* Given problem:
Leave out the pictures and print only the lines from the one with "Write the matplotlib code for this chart." through the one with "100, 100, 100, 100, 100, 100, 100, 100]", exactly as they are.

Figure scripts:
--*--

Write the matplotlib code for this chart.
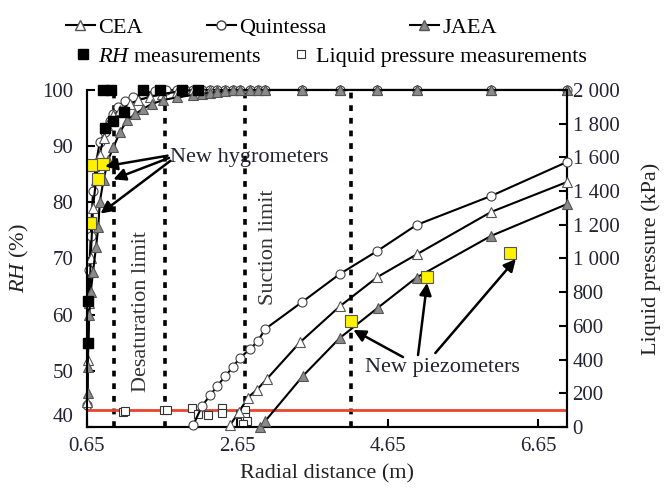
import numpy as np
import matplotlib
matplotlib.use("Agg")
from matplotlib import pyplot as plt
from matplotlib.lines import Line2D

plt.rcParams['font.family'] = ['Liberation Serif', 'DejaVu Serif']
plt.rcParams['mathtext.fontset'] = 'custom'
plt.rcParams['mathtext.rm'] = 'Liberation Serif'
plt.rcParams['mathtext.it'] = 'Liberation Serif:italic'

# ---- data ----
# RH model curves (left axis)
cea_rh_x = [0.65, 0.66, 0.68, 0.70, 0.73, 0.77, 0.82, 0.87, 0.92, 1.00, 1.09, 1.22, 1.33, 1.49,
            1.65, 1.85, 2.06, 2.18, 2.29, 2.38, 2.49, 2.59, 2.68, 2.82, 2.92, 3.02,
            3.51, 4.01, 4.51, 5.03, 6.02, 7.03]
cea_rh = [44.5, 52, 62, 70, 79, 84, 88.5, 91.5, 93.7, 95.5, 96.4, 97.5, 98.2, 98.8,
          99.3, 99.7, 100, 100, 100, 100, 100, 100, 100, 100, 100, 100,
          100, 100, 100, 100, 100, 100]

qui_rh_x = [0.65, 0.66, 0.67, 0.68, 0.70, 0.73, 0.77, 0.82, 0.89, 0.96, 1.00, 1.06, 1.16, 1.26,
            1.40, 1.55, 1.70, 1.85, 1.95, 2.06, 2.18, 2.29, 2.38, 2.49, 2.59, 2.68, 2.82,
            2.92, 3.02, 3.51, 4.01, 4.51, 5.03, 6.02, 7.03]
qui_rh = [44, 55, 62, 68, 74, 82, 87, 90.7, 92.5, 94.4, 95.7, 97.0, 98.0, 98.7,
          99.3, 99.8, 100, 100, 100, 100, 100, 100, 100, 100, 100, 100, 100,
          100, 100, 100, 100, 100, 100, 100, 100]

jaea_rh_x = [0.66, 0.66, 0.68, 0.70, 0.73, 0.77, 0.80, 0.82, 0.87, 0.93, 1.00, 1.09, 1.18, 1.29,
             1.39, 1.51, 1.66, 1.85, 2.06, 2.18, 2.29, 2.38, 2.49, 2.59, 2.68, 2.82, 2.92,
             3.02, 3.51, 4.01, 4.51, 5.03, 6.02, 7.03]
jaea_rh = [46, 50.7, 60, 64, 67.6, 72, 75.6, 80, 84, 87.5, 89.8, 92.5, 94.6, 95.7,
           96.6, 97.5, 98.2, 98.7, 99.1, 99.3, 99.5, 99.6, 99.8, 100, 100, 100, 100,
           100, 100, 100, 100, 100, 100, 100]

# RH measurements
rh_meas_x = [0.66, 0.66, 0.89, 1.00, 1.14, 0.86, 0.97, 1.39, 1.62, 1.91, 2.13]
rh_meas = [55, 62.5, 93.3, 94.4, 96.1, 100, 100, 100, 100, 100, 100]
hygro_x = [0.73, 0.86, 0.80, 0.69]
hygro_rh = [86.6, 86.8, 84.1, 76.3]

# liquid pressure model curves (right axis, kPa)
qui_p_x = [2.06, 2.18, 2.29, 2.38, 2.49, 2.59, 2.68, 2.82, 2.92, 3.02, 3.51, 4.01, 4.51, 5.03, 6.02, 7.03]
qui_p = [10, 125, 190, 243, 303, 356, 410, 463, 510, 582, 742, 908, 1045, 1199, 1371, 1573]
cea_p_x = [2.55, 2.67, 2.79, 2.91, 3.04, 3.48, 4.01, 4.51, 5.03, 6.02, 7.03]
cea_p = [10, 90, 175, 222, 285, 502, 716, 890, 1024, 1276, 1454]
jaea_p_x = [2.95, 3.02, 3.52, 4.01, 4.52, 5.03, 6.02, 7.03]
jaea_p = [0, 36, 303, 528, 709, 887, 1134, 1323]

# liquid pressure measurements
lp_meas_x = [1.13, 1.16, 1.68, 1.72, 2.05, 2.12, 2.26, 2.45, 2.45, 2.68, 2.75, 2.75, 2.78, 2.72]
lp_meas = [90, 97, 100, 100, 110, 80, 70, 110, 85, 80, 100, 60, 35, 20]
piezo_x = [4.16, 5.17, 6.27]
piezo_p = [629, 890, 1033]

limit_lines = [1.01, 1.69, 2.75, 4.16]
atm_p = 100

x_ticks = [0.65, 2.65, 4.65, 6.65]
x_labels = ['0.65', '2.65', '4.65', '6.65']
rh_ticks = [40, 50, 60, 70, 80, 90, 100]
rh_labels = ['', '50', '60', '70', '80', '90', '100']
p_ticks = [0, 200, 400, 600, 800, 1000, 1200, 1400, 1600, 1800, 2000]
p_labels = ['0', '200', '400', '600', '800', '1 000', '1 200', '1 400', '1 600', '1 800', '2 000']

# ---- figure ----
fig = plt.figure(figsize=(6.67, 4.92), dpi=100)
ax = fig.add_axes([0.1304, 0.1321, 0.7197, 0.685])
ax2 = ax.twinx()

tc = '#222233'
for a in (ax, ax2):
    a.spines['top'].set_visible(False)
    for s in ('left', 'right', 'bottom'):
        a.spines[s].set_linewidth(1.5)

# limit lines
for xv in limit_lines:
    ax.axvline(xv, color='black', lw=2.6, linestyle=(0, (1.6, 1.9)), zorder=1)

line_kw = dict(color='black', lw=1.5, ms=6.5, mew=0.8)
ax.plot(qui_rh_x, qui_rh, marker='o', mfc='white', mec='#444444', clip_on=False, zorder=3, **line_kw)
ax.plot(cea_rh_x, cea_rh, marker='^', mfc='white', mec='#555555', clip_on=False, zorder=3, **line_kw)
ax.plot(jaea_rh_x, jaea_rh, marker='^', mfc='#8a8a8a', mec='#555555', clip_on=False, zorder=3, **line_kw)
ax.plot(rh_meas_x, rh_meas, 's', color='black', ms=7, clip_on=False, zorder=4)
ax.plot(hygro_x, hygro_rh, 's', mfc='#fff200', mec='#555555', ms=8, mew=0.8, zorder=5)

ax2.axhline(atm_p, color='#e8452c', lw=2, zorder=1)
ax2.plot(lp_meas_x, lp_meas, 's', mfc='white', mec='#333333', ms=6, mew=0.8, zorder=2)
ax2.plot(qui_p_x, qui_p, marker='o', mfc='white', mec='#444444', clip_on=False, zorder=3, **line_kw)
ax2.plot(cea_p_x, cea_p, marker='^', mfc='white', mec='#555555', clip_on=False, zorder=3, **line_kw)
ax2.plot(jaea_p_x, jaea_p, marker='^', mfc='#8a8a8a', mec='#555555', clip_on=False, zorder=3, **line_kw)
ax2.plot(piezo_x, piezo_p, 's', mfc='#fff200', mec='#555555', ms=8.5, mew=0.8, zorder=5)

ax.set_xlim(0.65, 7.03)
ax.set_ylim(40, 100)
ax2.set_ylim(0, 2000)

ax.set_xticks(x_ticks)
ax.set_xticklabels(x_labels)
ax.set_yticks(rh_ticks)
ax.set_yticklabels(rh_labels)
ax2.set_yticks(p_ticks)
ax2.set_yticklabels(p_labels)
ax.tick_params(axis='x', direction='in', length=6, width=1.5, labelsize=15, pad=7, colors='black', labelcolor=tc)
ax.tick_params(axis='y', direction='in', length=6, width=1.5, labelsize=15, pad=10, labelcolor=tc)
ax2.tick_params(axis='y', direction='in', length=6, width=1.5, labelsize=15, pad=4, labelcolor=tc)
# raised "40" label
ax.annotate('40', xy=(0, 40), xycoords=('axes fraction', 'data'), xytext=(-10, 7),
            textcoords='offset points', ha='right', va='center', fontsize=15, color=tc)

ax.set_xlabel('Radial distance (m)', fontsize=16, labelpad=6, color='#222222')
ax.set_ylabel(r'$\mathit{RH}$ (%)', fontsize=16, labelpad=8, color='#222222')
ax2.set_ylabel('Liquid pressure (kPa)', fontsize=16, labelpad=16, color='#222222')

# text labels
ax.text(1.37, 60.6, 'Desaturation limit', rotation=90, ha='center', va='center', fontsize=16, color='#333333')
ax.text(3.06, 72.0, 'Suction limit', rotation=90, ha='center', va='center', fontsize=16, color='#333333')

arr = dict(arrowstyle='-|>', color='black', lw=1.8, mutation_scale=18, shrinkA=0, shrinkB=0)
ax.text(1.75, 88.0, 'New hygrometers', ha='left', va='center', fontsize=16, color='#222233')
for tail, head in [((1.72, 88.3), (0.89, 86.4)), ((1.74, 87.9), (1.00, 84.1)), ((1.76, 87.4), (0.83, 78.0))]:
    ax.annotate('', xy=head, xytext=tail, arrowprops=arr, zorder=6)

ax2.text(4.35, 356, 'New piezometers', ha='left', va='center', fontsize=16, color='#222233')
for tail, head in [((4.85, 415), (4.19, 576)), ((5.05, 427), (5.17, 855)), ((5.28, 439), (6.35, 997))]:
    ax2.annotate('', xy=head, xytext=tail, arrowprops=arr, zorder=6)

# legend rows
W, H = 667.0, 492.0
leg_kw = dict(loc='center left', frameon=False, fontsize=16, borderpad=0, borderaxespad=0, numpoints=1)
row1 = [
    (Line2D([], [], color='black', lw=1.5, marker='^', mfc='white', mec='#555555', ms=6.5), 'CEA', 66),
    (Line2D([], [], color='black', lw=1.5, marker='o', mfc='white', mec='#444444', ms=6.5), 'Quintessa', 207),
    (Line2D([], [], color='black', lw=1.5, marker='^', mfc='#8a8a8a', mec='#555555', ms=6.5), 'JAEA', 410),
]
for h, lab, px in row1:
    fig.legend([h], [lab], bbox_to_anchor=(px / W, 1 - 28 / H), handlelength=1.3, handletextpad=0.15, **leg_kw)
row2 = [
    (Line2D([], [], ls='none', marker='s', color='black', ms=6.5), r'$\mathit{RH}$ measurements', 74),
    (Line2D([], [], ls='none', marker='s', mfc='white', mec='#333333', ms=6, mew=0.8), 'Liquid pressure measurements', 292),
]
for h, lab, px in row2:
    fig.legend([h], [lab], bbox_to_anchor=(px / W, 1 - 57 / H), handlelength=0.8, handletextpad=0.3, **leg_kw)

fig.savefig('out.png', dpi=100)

--*--

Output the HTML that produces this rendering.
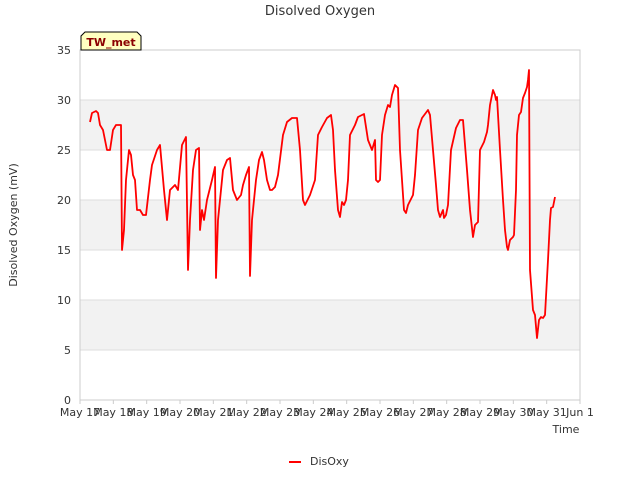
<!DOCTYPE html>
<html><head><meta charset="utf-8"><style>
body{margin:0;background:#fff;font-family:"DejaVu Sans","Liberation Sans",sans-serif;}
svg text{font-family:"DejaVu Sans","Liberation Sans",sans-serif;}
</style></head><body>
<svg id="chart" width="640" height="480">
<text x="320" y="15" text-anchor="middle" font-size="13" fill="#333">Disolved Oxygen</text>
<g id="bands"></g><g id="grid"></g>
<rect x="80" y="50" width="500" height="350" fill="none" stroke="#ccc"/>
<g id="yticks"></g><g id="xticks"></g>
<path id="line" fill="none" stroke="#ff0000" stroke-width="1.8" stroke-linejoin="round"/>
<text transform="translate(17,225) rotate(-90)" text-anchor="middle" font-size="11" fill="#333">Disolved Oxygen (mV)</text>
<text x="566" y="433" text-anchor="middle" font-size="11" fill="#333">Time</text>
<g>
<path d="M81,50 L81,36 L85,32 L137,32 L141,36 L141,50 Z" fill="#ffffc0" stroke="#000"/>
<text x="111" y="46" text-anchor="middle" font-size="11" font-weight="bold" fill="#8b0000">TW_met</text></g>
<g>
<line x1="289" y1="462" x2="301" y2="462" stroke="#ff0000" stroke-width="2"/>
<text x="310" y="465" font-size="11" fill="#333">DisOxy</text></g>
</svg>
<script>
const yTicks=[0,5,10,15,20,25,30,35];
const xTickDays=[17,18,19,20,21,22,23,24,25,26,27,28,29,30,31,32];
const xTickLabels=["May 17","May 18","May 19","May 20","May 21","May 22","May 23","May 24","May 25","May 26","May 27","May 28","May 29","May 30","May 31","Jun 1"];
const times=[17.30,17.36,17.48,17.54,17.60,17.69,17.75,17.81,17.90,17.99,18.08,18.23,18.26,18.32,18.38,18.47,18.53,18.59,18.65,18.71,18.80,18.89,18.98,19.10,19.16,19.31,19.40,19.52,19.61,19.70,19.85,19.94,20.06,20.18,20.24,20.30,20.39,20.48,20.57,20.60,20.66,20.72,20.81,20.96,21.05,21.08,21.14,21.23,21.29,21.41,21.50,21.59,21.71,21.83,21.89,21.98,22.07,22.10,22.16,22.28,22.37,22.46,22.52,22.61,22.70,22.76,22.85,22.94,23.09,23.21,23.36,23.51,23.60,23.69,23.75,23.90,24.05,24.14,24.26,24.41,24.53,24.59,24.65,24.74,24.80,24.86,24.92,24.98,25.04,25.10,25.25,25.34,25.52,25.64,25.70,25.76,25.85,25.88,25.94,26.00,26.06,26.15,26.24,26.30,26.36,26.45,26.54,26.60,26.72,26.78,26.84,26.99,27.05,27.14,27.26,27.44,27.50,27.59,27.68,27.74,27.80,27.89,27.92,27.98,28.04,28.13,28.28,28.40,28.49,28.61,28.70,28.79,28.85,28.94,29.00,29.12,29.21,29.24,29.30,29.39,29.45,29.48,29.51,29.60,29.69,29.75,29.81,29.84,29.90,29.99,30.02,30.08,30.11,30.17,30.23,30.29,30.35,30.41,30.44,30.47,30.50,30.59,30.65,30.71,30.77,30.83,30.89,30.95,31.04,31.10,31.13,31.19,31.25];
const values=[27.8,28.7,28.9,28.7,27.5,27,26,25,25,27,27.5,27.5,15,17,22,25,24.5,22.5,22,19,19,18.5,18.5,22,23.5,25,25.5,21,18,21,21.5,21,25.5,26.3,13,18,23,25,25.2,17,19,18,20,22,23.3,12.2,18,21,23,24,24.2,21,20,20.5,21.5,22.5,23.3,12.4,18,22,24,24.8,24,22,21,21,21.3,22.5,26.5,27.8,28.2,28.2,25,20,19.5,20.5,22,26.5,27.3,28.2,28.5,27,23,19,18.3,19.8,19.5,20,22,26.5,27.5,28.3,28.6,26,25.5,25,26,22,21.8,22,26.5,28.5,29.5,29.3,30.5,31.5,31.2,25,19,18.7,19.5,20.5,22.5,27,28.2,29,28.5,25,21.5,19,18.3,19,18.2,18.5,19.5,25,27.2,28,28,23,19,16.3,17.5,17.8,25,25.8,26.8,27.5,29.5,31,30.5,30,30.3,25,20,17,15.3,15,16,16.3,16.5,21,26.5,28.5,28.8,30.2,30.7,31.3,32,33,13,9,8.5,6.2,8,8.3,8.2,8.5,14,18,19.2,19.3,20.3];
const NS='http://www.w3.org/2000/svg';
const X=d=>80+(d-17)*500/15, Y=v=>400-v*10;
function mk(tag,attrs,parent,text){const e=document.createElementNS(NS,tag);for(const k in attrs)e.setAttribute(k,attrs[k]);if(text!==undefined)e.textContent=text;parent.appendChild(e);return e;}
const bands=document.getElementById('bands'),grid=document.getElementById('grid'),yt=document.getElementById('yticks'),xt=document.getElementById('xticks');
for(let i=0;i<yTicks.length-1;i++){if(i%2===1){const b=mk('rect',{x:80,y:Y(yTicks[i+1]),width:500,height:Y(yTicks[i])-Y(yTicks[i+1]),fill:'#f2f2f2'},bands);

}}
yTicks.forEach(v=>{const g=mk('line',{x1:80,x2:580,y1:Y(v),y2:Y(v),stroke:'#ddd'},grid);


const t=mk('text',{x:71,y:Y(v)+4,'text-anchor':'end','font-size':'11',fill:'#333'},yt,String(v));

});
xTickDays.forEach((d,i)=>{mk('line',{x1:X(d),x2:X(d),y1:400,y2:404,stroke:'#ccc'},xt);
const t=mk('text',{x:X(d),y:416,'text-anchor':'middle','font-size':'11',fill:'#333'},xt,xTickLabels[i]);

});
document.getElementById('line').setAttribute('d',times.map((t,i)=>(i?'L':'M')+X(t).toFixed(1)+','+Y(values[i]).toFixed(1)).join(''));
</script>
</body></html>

--*--

* Expected output:
Write the matplotlib code for this chart.
import numpy as np
import matplotlib
matplotlib.use("Agg")
from matplotlib import pyplot as plt
from matplotlib.lines import Line2D

plt.rcParams['font.family'] = ['Liberation Serif', 'DejaVu Serif']
plt.rcParams['mathtext.fontset'] = 'custom'
plt.rcParams['mathtext.rm'] = 'Liberation Serif'
plt.rcParams['mathtext.it'] = 'Liberation Serif:italic'

# ---- data ----
# RH model curves (left axis)
cea_rh_x = [0.65, 0.66, 0.68, 0.70, 0.73, 0.77, 0.82, 0.87, 0.92, 1.00, 1.09, 1.22, 1.33, 1.49,
            1.65, 1.85, 2.06, 2.18, 2.29, 2.38, 2.49, 2.59, 2.68, 2.82, 2.92, 3.02,
            3.51, 4.01, 4.51, 5.03, 6.02, 7.03]
cea_rh = [44.5, 52, 62, 70, 79, 84, 88.5, 91.5, 93.7, 95.5, 96.4, 97.5, 98.2, 98.8,
          99.3, 99.7, 100, 100, 100, 100, 100, 100, 100, 100, 100, 100,
          100, 100, 100, 100, 100, 100]

qui_rh_x = [0.65, 0.66, 0.67, 0.68, 0.70, 0.73, 0.77, 0.82, 0.89, 0.96, 1.00, 1.06, 1.16, 1.26,
            1.40, 1.55, 1.70, 1.85, 1.95, 2.06, 2.18, 2.29, 2.38, 2.49, 2.59, 2.68, 2.82,
            2.92, 3.02, 3.51, 4.01, 4.51, 5.03, 6.02, 7.03]
qui_rh = [44, 55, 62, 68, 74, 82, 87, 90.7, 92.5, 94.4, 95.7, 97.0, 98.0, 98.7,
          99.3, 99.8, 100, 100, 100, 100, 100, 100, 100, 100, 100, 100, 100,
          100, 100, 100, 100, 100, 100, 100, 100]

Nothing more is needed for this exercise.